Mai Serhan is a writer, editor and translator. She holds a BA in English & Comparative Literature and MA in Arabic Studies from the American University in Cairo, and an MSt in Creative Writing from the University of Oxford.

She is the author of the poetry collection, CAIRO: the undelivered letters, forthcoming with Diwan Publishing, the memoir, I Can Imagine it For Us, forthcoming with AUC Press, and the translator of, This is What Has Come to Be, a collection of Sayyed Darwish’s song lyrics, published by the American University in Cairo (2018).

Her writing has appeared in The London Magazine, The Adroit Journal, Oxford Magazine, Flash Fiction Magazine, Anomaly, Oyster River Pages, The Writers & Readers, Refuge, Rusted Radishes, Narratively, Discontent, The Vanity Papers, Jadaliyya, The Journal of Palestine Studies, Fikra, and Arablit Quarterly.
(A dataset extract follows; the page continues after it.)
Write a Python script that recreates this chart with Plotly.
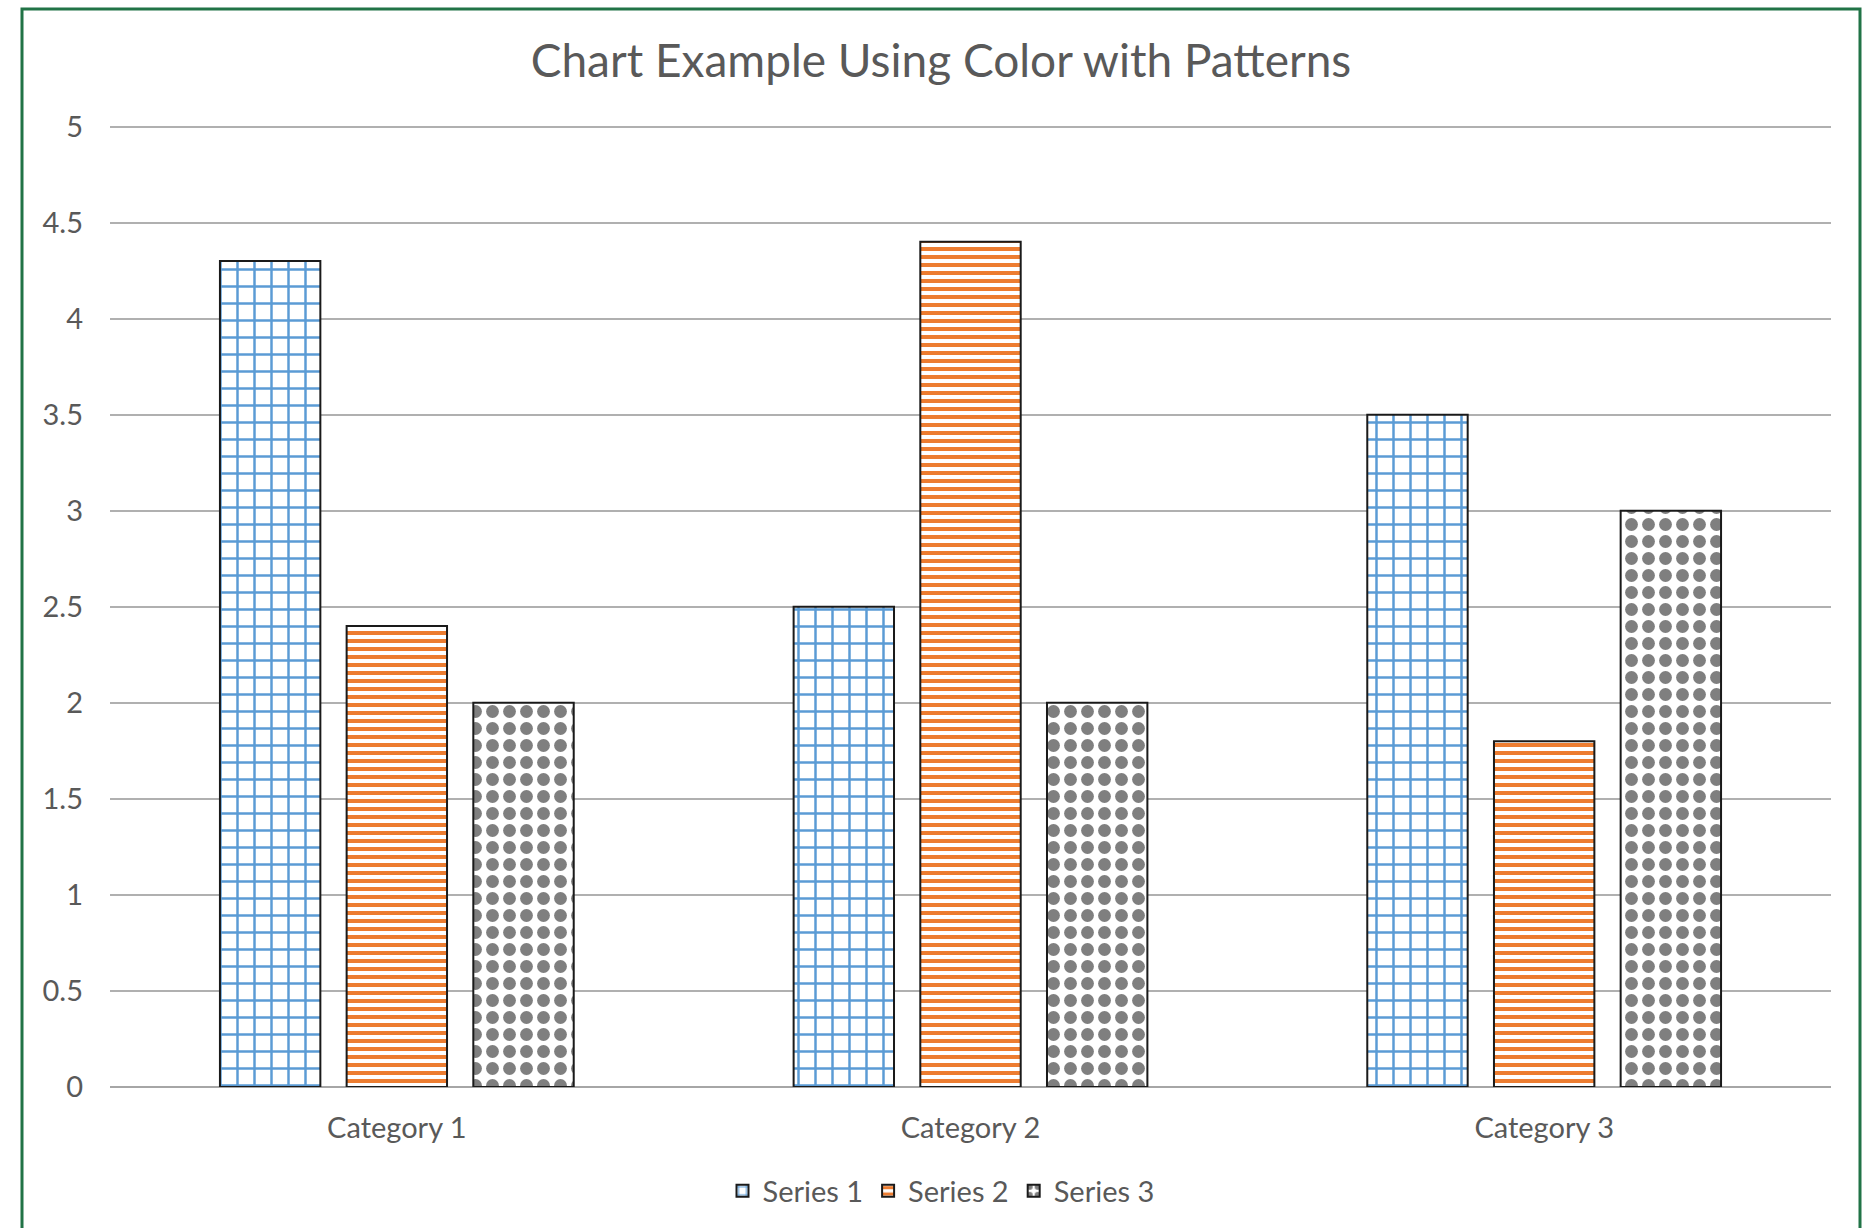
import plotly.graph_objects as go

categories = ["Category 1", "Category 2", "Category 3"]
series_names = ["Series 1", "Series 2", "Series 3"]
series1 = [4.3, 2.5, 3.5]
series2 = [2.4, 4.4, 1.8]
series3 = [2.0, 2.0, 3.0]
y_ticks = [0, 0.5, 1, 1.5, 2, 2.5, 3, 3.5, 4, 4.5, 5]
y_tick_labels = ["0", "0.5", "1", "1.5", "2", "2.5", "3", "3.5", "4", "4.5", "5"]

FONT = "Lato, Carlito, Calibri, 'Open Sans', sans-serif"
TEXT = "#595959"

styles = [
    dict(color="#5B9BD5", shape="+", size=17, solidity=0.27),
    dict(color="#ED7D31", shape="-", size=8, solidity=0.5),
    dict(color="#7F7F7F", shape=".", size=17, solidity=0.45),
]

fig = go.Figure()
for name, vals, st in zip(series_names, [series1, series2, series3], styles):
    fig.add_trace(go.Bar(
        name=name, x=categories, y=vals,
        marker=dict(
            color="white",
            line=dict(color="#1a1a1a", width=2),
            pattern=dict(shape=st["shape"], fgcolor=st["color"], bgcolor="white",
                         size=st["size"], solidity=st["solidity"], fillmode="replace"),
        ),
    ))

W, H = 1873, 1228
L, R, T, B = 110, 42, 125, 141
pw, ph = W - L - R, H - T - B

def px(x):
    return (x - L) / pw

def py(y):
    return (H - B - y) / ph

fig.update_layout(
    width=W, height=H,
    margin=dict(l=L, r=R, t=T, b=B, pad=0),
    paper_bgcolor="white", plot_bgcolor="white",
    barmode="group", bargap=0.3375, bargroupgap=0.2075,
    font=dict(family=FONT, color=TEXT, size=29),
    title=dict(text="Chart Example Using Color with Patterns",
               font=dict(family=FONT, color=TEXT, size=46),
               xref="paper", x=px(941), xanchor="center",
               yref="container", y=1 - 61 / H, yanchor="middle"),
    legend=dict(orientation="h", x=px(941), xanchor="center",
                y=py(1191), yanchor="middle", font=dict(size=29, color=TEXT),
                itemwidth=30, bgcolor="rgba(0,0,0,0)"),
    xaxis=dict(showgrid=False, showline=False, ticks="", ticklabelstandoff=21,
               tickfont=dict(size=29, color=TEXT)),
    yaxis=dict(range=[0, 5.008], tickvals=y_ticks, ticktext=y_tick_labels,
               showgrid=True, gridcolor="#B0B0B0", gridwidth=1.5,
               zeroline=True, zerolinecolor="#A6A6A6", zerolinewidth=1.5,
               showline=False, ticks="", ticklabelstandoff=26,
               tickfont=dict(size=29, color=TEXT)),
    shapes=[dict(type="rect", xref="paper", yref="paper",
                 x0=px(22), x1=px(1860), y0=py(1260), y1=py(9),
                 line=dict(color="#217346", width=3), fillcolor="rgba(0,0,0,0)",
                 layer="above")],
)

fig.write_html("out.html", config={"displayModeBar": False},
               post_script="document.body.style.margin='0';document.body.style.overflow='hidden';")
It has also received support from Winter Tangerine, Poet’s House, Poets & Writers, The Palestine Museum US, Millay Arts, AWP, and Vermont Studio Center.

Her short story, Tamima, won her the 2017 Madalyn Lamont Literary Award and the 2019 Emerging Writer Award from Wellstone Center in the Redwoods, California; the poem, Truce, was a winner of the 2021 Lunch Ticket Twitter Poetry Contest; the flash memoir, The Place Where I’m From, was long-listed for the 2019 Memoir Prize Award by Fish Publishing in the UK; the short story, Blind Spot, was shortlisted for the 2021 Oxford-BNU Award; the poetry chapbook, Cairo: the undelivered letters, won her the 2022 Center for Book Arts Poetry Chapbook Prize and was short-listed for the Quarterly West Chapbook Award; and an excerpt from, I Can Imagine It For Us, was a finalist for the 2022 Narratively Memoir Prize. Mai is also the recipient of the 2021 Master’s in Creative Writing FH Pasby Prize from the University of Oxford.